**DO THIS**:
Look at the data below and print exactly the lines from its first line through the line with "import seaborn as sns"; the pictures stay out of the copy.

____

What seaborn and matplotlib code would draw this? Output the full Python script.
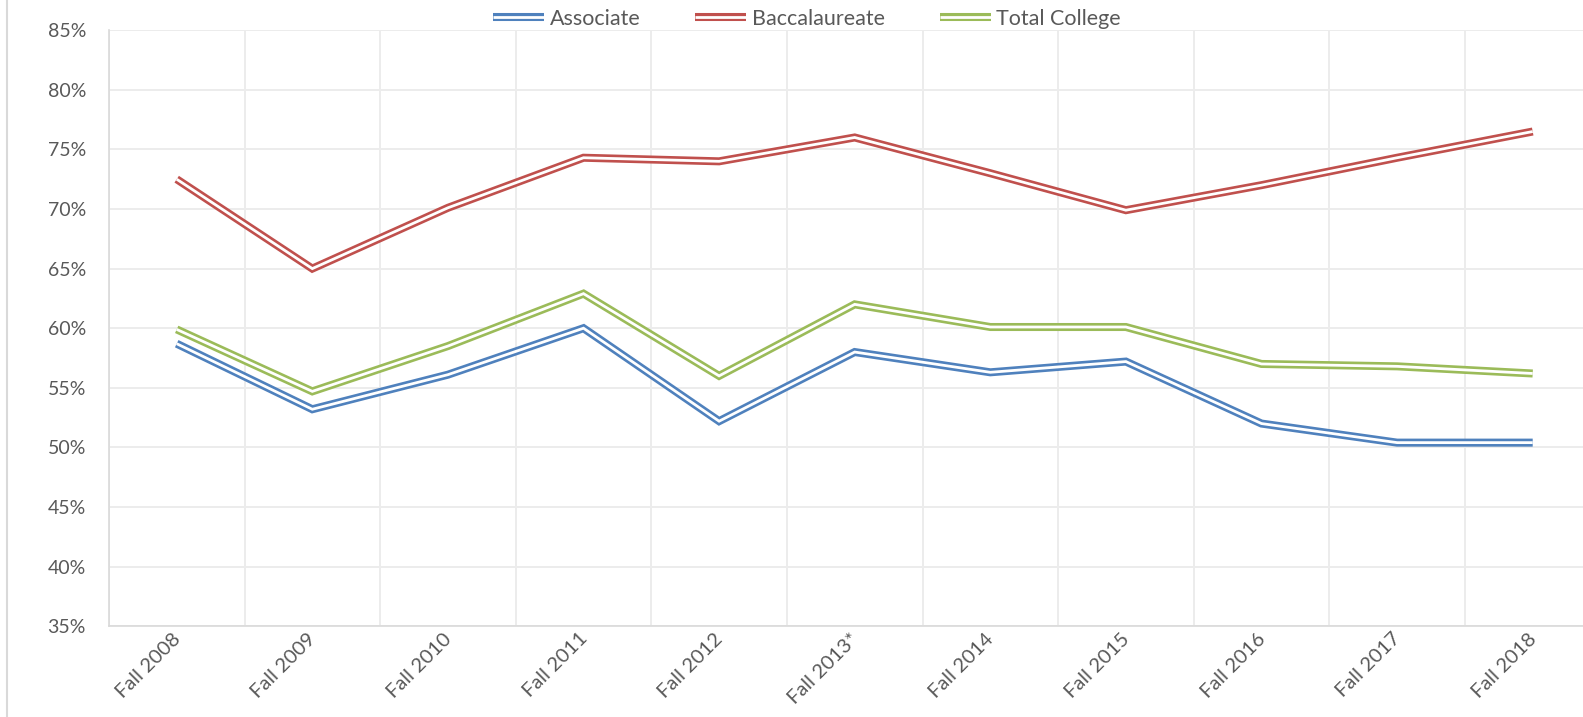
import numpy as np
import pandas as pd
import matplotlib.pyplot as plt
import matplotlib.transforms as mtransforms
from matplotlib.lines import Line2D
from matplotlib.legend_handler import HandlerTuple
import seaborn as sns

# data (percent)
terms = ["Fall 2008", "Fall 2009", "Fall 2010", "Fall 2011", "Fall 2012", "Fall 2013*",
         "Fall 2014", "Fall 2015", "Fall 2016", "Fall 2017", "Fall 2018"]
associate = [58.7, 53.2, 56.1, 60.0, 52.2, 58.0, 56.3, 57.2, 52.0, 50.4, 50.4]
baccalaureate = [72.5, 65.0, 70.1, 74.3, 74.0, 76.0, 73.0, 69.9, 72.0, 74.3, 76.5]
total_college = [59.9, 54.7, 58.5, 62.9, 56.0, 62.0, 60.1, 60.1, 57.0, 56.8, 56.2]
series_names = ["Associate", "Baccalaureate", "Total College"]
colors = ["#4f81bd", "#c0504d", "#9bbb59"]
y_ticks = [35, 40, 45, 50, 55, 60, 65, 70, 75, 80, 85]

df = pd.DataFrame({
    "pos": list(range(len(terms))) * 3,
    "value": associate + baccalaureate + total_college,
    "series": np.repeat(series_names, len(terms)),
})

sns.set_theme(style="white")
plt.rcParams["font.family"] = ["Lato", "DejaVu Sans"]
text_color = "#595959"

fig = plt.figure(figsize=(15.83, 7.17), dpi=100)
# plot area runs a little past the right edge of the picture, as in the original
ax = fig.add_axes([108.9 / 1583, 1 - 626.2 / 717, 1491.6 / 1583, (626.2 - 30.2) / 717])

# Excel-style double lines: thick coloured stroke with a thin white core
outer_lw, inner_lw = 5.8, 2.0
sns.lineplot(data=df, x="pos", y="value", hue="series", palette=colors,
             hue_order=series_names, linewidth=outer_lw, legend=False, ax=ax,
             zorder=3)
sns.lineplot(data=df, x="pos", y="value", units="series", estimator=None,
             color="white", linewidth=inner_lw, legend=False, ax=ax, zorder=4)
for ln in ax.lines:
    ln.set_solid_joinstyle("miter")
    ln.set_solid_capstyle("butt")

ax.set_xlim(-0.5, len(terms) - 0.5)
ax.set_ylim(35, 85)
ax.set_yticks(y_ticks)
ax.set_yticklabels([f"{v}%" for v in y_ticks])
ax.set_xticks(range(len(terms)))
ax.set_xticklabels(terms, rotation=45, ha="right", va="center", rotation_mode="anchor")
ax.set_xticks(np.arange(-0.5, len(terms), 1), minor=True)
ax.set_xlabel("")
ax.set_ylabel("")

ax.grid(False)
ax.yaxis.grid(True, color="#ececec", linewidth=1.4)
ax.xaxis.grid(True, which="minor", color="#ececec", linewidth=1.4)
ax.set_axisbelow(True)

ax.tick_params(axis="y", length=0, pad=16.5, labelsize=14, labelcolor=text_color)
ax.tick_params(axis="x", which="both", length=0, pad=7, labelsize=14.5,
               labelcolor=text_color)
shift = mtransforms.ScaledTranslation(1 / 100, 0, fig.dpi_scale_trans)
for lab in ax.get_xticklabels():
    lab.set_transform(lab.get_transform() + shift)

for side in ["top", "right"]:
    ax.spines[side].set_visible(False)
for side in ["left", "bottom"]:
    ax.spines[side].set_color("#d9d9d9")
    ax.spines[side].set_linewidth(1.2)

# legend with double-line handles
handles = []
for c in colors:
    handles.append((Line2D([], [], color=c, linewidth=outer_lw, solid_capstyle="butt"),
                    Line2D([], [], color="white", linewidth=inner_lw, solid_capstyle="butt")))
fig.legend(handles, series_names, handler_map={tuple: HandlerTuple(ndivide=1)},
           loc="center", bbox_to_anchor=(807 / 1583, 1 - 19 / 717), ncol=3,
           frameon=False, fontsize=15.5, labelcolor=text_color, handlelength=2.37,
           handletextpad=0.26, columnspacing=2.55, borderaxespad=0)

# chart border line on the left
fig.add_artist(Line2D([7 / 1583, 7 / 1583], [0, 1], color="#d9d9d9", linewidth=1.5,
                      transform=fig.transFigure))

fig.savefig("out.png", dpi=100, facecolor="white")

____

**RESPONSE TO THE TASK**:
What seaborn and matplotlib code would draw this? Output the full Python script.
import numpy as np
import pandas as pd
import matplotlib.pyplot as plt
import matplotlib.transforms as mtransforms
from matplotlib.lines import Line2D
from matplotlib.legend_handler import HandlerTuple
import seaborn as sns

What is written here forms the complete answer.